● **SHORT EXERCISE**
Write the data out again, character for character, with no images.

● **PROVIDED MATERIAL**
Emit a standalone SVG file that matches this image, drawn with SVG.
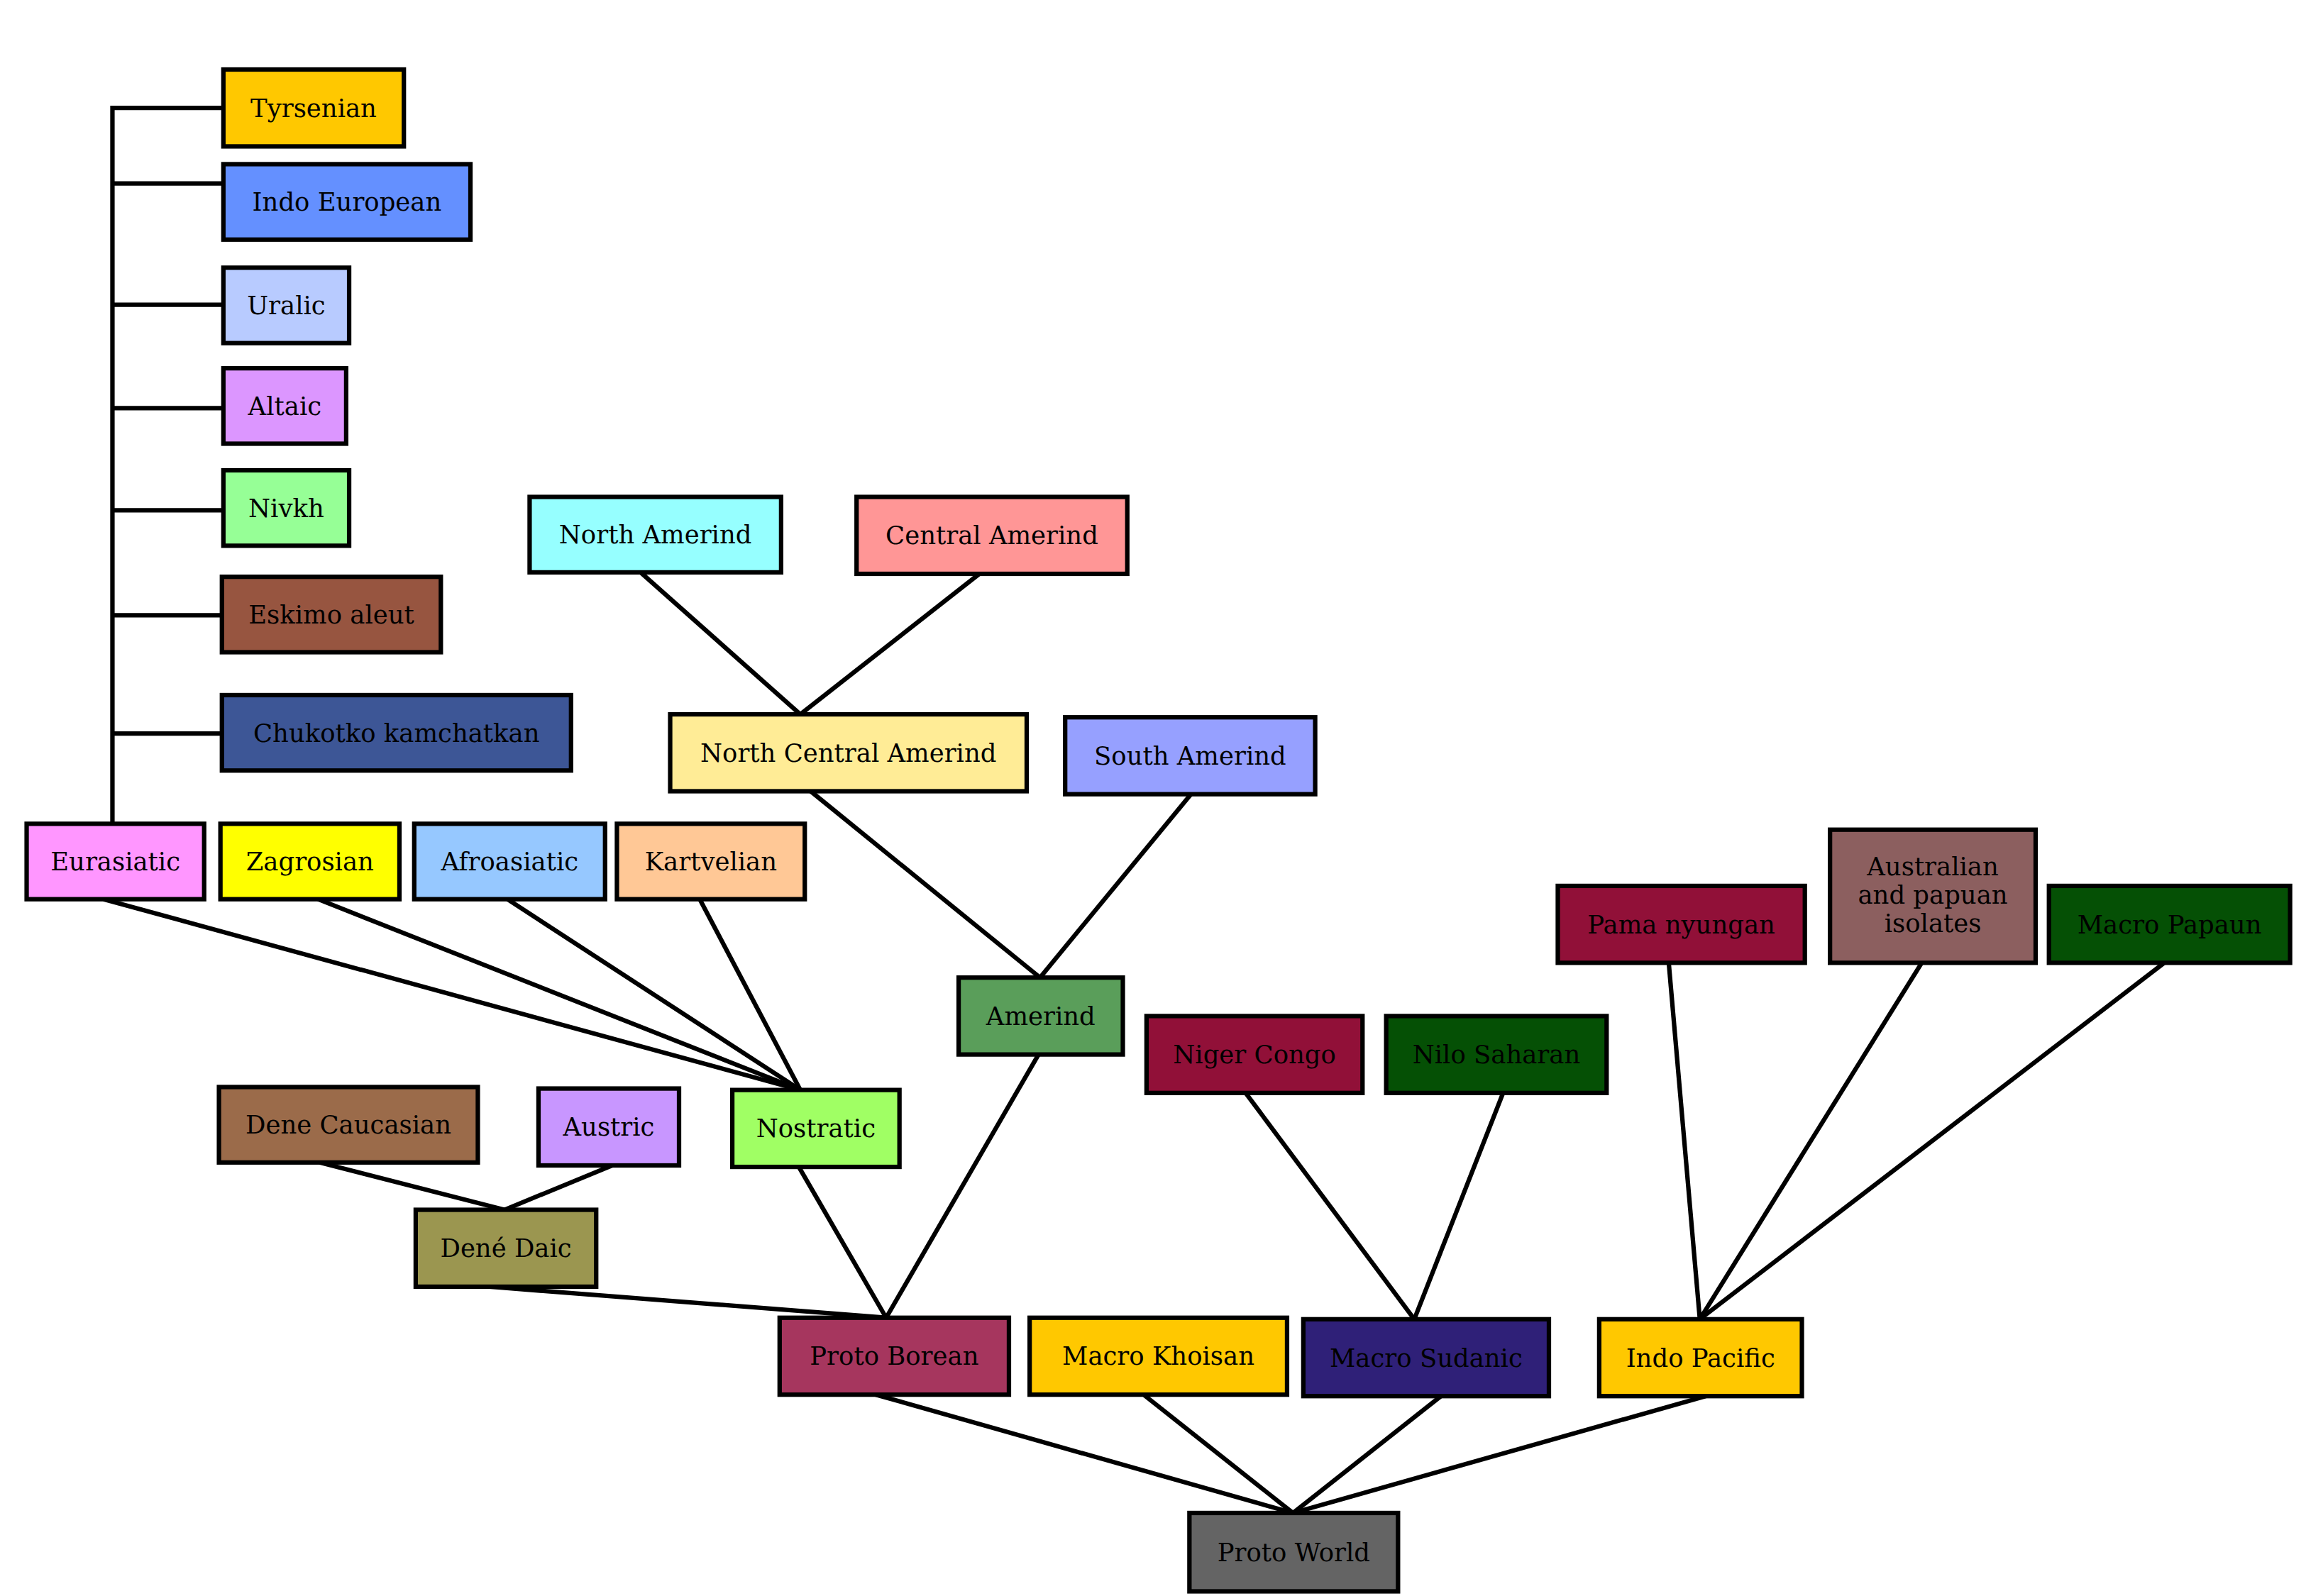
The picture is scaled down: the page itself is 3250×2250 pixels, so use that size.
<svg xmlns="http://www.w3.org/2000/svg" width="3250" height="2250" viewBox="0 0 3250 2250">
<style>
rect{stroke:#000;stroke-width:3}
text{font-family:"DejaVu Serif","Liberation Serif",serif;font-size:17px;fill:#000;text-anchor:middle;dominant-baseline:central}
#edges line,#edges polyline{stroke:#000;stroke-width:3;fill:none}
</style>
<rect width="3250" height="2250" fill="#fff" style="stroke:none"/>
<g transform="scale(2.085)">
<g id="edges">
<polyline points="151,73 76,73 76,557"/>
<line x1="76" y1="124" x2="151" y2="124"/>
<line x1="76" y1="206" x2="151" y2="206"/>
<line x1="76" y1="276" x2="151" y2="276"/>
<line x1="76" y1="345" x2="151" y2="345"/>
<line x1="76" y1="416" x2="150" y2="416"/>
<line x1="76" y1="496" x2="150" y2="496"/>
<line x1="70" y1="608" x2="541" y2="737"/>
<line x1="215" y1="608" x2="541" y2="737"/>
<line x1="343" y1="608" x2="541" y2="737"/>
<line x1="473" y1="608" x2="541" y2="737"/>
<line x1="433" y1="387" x2="541" y2="483"/>
<line x1="662" y1="388" x2="541" y2="483"/>
<line x1="548" y1="535" x2="703" y2="661"/>
<line x1="805" y1="537" x2="703" y2="661"/>
<line x1="540" y1="789" x2="599" y2="891"/>
<line x1="702" y1="713" x2="599" y2="891"/>
<line x1="331" y1="870" x2="599" y2="891"/>
<line x1="216" y1="786" x2="341" y2="818"/>
<line x1="414" y1="788" x2="341" y2="818"/>
<line x1="842" y1="739" x2="956" y2="892"/>
<line x1="1016" y1="739" x2="956" y2="892"/>
<line x1="1128" y1="651" x2="1149" y2="892"/>
<line x1="1299" y1="651" x2="1149" y2="892"/>
<line x1="1463" y1="651" x2="1149" y2="892"/>
<line x1="592" y1="943" x2="874" y2="1023"/>
<line x1="773" y1="943" x2="874" y2="1023"/>
<line x1="974" y1="944" x2="874" y2="1023"/>
<line x1="1153" y1="944" x2="874" y2="1023"/>
</g>
<g id="tyrsenian"><rect x="151" y="47" width="122" height="52" fill="#FFC800"/><text x="212" y="73">Tyrsenian</text></g>
<g id="indo_european"><rect x="151" y="111" width="167" height="51" fill="#6490FF"/><text x="234.5" y="136.5">Indo European</text></g>
<g id="uralic"><rect x="151" y="181" width="85" height="51" fill="#B8CBFF"/><text x="193.5" y="206.5">Uralic</text></g>
<g id="altaic"><rect x="151" y="249" width="83" height="51" fill="#DC96FF"/><text x="192.5" y="274.5">Altaic</text></g>
<g id="nivkh"><rect x="151" y="318" width="85" height="51" fill="#96FF96"/><text x="193.5" y="343.5">Nivkh</text></g>
<g id="eskimo_aleut"><rect x="150" y="390" width="148" height="51" fill="#975540"/><text x="224" y="415.5">Eskimo aleut</text></g>
<g id="chukotko"><rect x="150" y="470" width="236" height="51" fill="#3D5696"/><text x="268" y="495.5">Chukotko kamchatkan</text></g>
<g id="eurasiatic"><rect x="18" y="557" width="120" height="51" fill="#FF96FF"/><text x="78" y="582.5">Eurasiatic</text></g>
<g id="zagrosian"><rect x="149" y="557" width="121" height="51" fill="#FFFF00"/><text x="209.5" y="582.5">Zagrosian</text></g>
<g id="afroasiatic"><rect x="280" y="557" width="129" height="51" fill="#96C8FF"/><text x="344.5" y="582.5">Afroasiatic</text></g>
<g id="kartvelian"><rect x="417" y="557" width="127" height="51" fill="#FFC896"/><text x="480.5" y="582.5">Kartvelian</text></g>
<g id="north_amerind"><rect x="358" y="336" width="170" height="51" fill="#96FFFF"/><text x="443" y="361.5">North Amerind</text></g>
<g id="central_amerind"><rect x="579" y="336" width="183" height="52" fill="#FF9696"/><text x="670.5" y="362">Central Amerind</text></g>
<g id="north_central_amerind"><rect x="453" y="483" width="241" height="52" fill="#FFEC96"/><text x="573.5" y="509">North Central Amerind</text></g>
<g id="south_amerind"><rect x="720" y="485" width="169" height="52" fill="#96A0FF"/><text x="804.5" y="511">South Amerind</text></g>
<g id="amerind"><rect x="648" y="661" width="111" height="52" fill="#5A9E5A"/><text x="703.5" y="687">Amerind</text></g>
<g id="niger_congo"><rect x="775" y="687" width="146" height="52" fill="#911038"/><text x="848" y="713">Niger Congo</text></g>
<g id="nilo_saharan"><rect x="937" y="687" width="149" height="52" fill="#055005"/><text x="1011.5" y="713">Nilo Saharan</text></g>
<g id="dene_caucasian"><rect x="148" y="735" width="175" height="51" fill="#9B6B4A"/><text x="235.5" y="760.5">Dene Caucasian</text></g>
<g id="austric"><rect x="364" y="736" width="95" height="52" fill="#C896FF"/><text x="411.5" y="762">Austric</text></g>
<g id="nostratic"><rect x="495" y="737" width="113" height="52" fill="#A0FF64"/><text x="551.5" y="763">Nostratic</text></g>
<g id="dene_daic"><rect x="281" y="818" width="122" height="52" fill="#9B9650"/><text x="342" y="844">Dené Daic</text></g>
<g id="pama_nyungan"><rect x="1053" y="599" width="167" height="52" fill="#911038"/><text x="1136.5" y="625">Pama nyungan</text></g>
<g id="australian"><rect x="1237" y="561" width="139" height="90" fill="#8C5F5F"/><text x="1306.5" y="586">Australian</text><text x="1306.5" y="605">and papuan</text><text x="1306.5" y="624">isolates</text></g>
<g id="macro_papaun"><rect x="1385" y="599" width="163" height="52" fill="#055005"/><text x="1466.5" y="625">Macro Papaun</text></g>
<g id="proto_borean"><rect x="527" y="891" width="155" height="52" fill="#A6365E"/><text x="604.5" y="917">Proto Borean</text></g>
<g id="macro_khoisan"><rect x="696" y="891" width="174" height="52" fill="#FFC800"/><text x="783" y="917">Macro Khoisan</text></g>
<g id="macro_sudanic"><rect x="881" y="892" width="166" height="52" fill="#2F2078"/><text x="964" y="918">Macro Sudanic</text></g>
<g id="indo_pacific"><rect x="1081" y="892" width="137" height="52" fill="#FFC800"/><text x="1149.5" y="918">Indo Pacific</text></g>
<g id="proto_world"><rect x="804" y="1023" width="141" height="53" fill="#646464"/><text x="874.5" y="1049.5">Proto World</text></g>
</g>
</svg>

● **RESPONSE**
Emit a standalone SVG file that matches this image, drawn with SVG.
The picture is scaled down: the page itself is 3250×2250 pixels, so use that size.
<svg xmlns="http://www.w3.org/2000/svg" width="3250" height="2250" viewBox="0 0 3250 2250">
<style>
rect{stroke:#000;stroke-width:3}
text{font-family:"DejaVu Serif","Liberation Serif",serif;font-size:17px;fill:#000;text-anchor:middle;dominant-baseline:central}
#edges line,#edges polyline{stroke:#000;stroke-width:3;fill:none}
</style>
<rect width="3250" height="2250" fill="#fff" style="stroke:none"/>
<g transform="scale(2.085)">
<g id="edges">
<polyline points="151,73 76,73 76,557"/>
<line x1="76" y1="124" x2="151" y2="124"/>
<line x1="76" y1="206" x2="151" y2="206"/>
<line x1="76" y1="276" x2="151" y2="276"/>
<line x1="76" y1="345" x2="151" y2="345"/>
<line x1="76" y1="416" x2="150" y2="416"/>
<line x1="76" y1="496" x2="150" y2="496"/>
<line x1="70" y1="608" x2="541" y2="737"/>
<line x1="215" y1="608" x2="541" y2="737"/>
<line x1="343" y1="608" x2="541" y2="737"/>
<line x1="473" y1="608" x2="541" y2="737"/>
<line x1="433" y1="387" x2="541" y2="483"/>
<line x1="662" y1="388" x2="541" y2="483"/>
<line x1="548" y1="535" x2="703" y2="661"/>
<line x1="805" y1="537" x2="703" y2="661"/>
<line x1="540" y1="789" x2="599" y2="891"/>
<line x1="702" y1="713" x2="599" y2="891"/>
<line x1="331" y1="870" x2="599" y2="891"/>
<line x1="216" y1="786" x2="341" y2="818"/>
<line x1="414" y1="788" x2="341" y2="818"/>
<line x1="842" y1="739" x2="956" y2="892"/>
<line x1="1016" y1="739" x2="956" y2="892"/>
<line x1="1128" y1="651" x2="1149" y2="892"/>
<line x1="1299" y1="651" x2="1149" y2="892"/>
<line x1="1463" y1="651" x2="1149" y2="892"/>
<line x1="592" y1="943" x2="874" y2="1023"/>
<line x1="773" y1="943" x2="874" y2="1023"/>
<line x1="974" y1="944" x2="874" y2="1023"/>
<line x1="1153" y1="944" x2="874" y2="1023"/>
</g>
<g id="tyrsenian"><rect x="151" y="47" width="122" height="52" fill="#FFC800"/><text x="212" y="73">Tyrsenian</text></g>
<g id="indo_european"><rect x="151" y="111" width="167" height="51" fill="#6490FF"/><text x="234.5" y="136.5">Indo European</text></g>
<g id="uralic"><rect x="151" y="181" width="85" height="51" fill="#B8CBFF"/><text x="193.5" y="206.5">Uralic</text></g>
<g id="altaic"><rect x="151" y="249" width="83" height="51" fill="#DC96FF"/><text x="192.5" y="274.5">Altaic</text></g>
<g id="nivkh"><rect x="151" y="318" width="85" height="51" fill="#96FF96"/><text x="193.5" y="343.5">Nivkh</text></g>
<g id="eskimo_aleut"><rect x="150" y="390" width="148" height="51" fill="#975540"/><text x="224" y="415.5">Eskimo aleut</text></g>
<g id="chukotko"><rect x="150" y="470" width="236" height="51" fill="#3D5696"/><text x="268" y="495.5">Chukotko kamchatkan</text></g>
<g id="eurasiatic"><rect x="18" y="557" width="120" height="51" fill="#FF96FF"/><text x="78" y="582.5">Eurasiatic</text></g>
<g id="zagrosian"><rect x="149" y="557" width="121" height="51" fill="#FFFF00"/><text x="209.5" y="582.5">Zagrosian</text></g>
<g id="afroasiatic"><rect x="280" y="557" width="129" height="51" fill="#96C8FF"/><text x="344.5" y="582.5">Afroasiatic</text></g>
<g id="kartvelian"><rect x="417" y="557" width="127" height="51" fill="#FFC896"/><text x="480.5" y="582.5">Kartvelian</text></g>
<g id="north_amerind"><rect x="358" y="336" width="170" height="51" fill="#96FFFF"/><text x="443" y="361.5">North Amerind</text></g>
<g id="central_amerind"><rect x="579" y="336" width="183" height="52" fill="#FF9696"/><text x="670.5" y="362">Central Amerind</text></g>
<g id="north_central_amerind"><rect x="453" y="483" width="241" height="52" fill="#FFEC96"/><text x="573.5" y="509">North Central Amerind</text></g>
<g id="south_amerind"><rect x="720" y="485" width="169" height="52" fill="#96A0FF"/><text x="804.5" y="511">South Amerind</text></g>
<g id="amerind"><rect x="648" y="661" width="111" height="52" fill="#5A9E5A"/><text x="703.5" y="687">Amerind</text></g>
<g id="niger_congo"><rect x="775" y="687" width="146" height="52" fill="#911038"/><text x="848" y="713">Niger Congo</text></g>
<g id="nilo_saharan"><rect x="937" y="687" width="149" height="52" fill="#055005"/><text x="1011.5" y="713">Nilo Saharan</text></g>
<g id="dene_caucasian"><rect x="148" y="735" width="175" height="51" fill="#9B6B4A"/><text x="235.5" y="760.5">Dene Caucasian</text></g>
<g id="austric"><rect x="364" y="736" width="95" height="52" fill="#C896FF"/><text x="411.5" y="762">Austric</text></g>
<g id="nostratic"><rect x="495" y="737" width="113" height="52" fill="#A0FF64"/><text x="551.5" y="763">Nostratic</text></g>
<g id="dene_daic"><rect x="281" y="818" width="122" height="52" fill="#9B9650"/><text x="342" y="844">Dené Daic</text></g>
<g id="pama_nyungan"><rect x="1053" y="599" width="167" height="52" fill="#911038"/><text x="1136.5" y="625">Pama nyungan</text></g>
<g id="australian"><rect x="1237" y="561" width="139" height="90" fill="#8C5F5F"/><text x="1306.5" y="586">Australian</text><text x="1306.5" y="605">and papuan</text><text x="1306.5" y="624">isolates</text></g>
<g id="macro_papaun"><rect x="1385" y="599" width="163" height="52" fill="#055005"/><text x="1466.5" y="625">Macro Papaun</text></g>
<g id="proto_borean"><rect x="527" y="891" width="155" height="52" fill="#A6365E"/><text x="604.5" y="917">Proto Borean</text></g>
<g id="macro_khoisan"><rect x="696" y="891" width="174" height="52" fill="#FFC800"/><text x="783" y="917">Macro Khoisan</text></g>
<g id="macro_sudanic"><rect x="881" y="892" width="166" height="52" fill="#2F2078"/><text x="964" y="918">Macro Sudanic</text></g>
<g id="indo_pacific"><rect x="1081" y="892" width="137" height="52" fill="#FFC800"/><text x="1149.5" y="918">Indo Pacific</text></g>
<g id="proto_world"><rect x="804" y="1023" width="141" height="53" fill="#646464"/><text x="874.5" y="1049.5">Proto World</text></g>
</g>
</svg>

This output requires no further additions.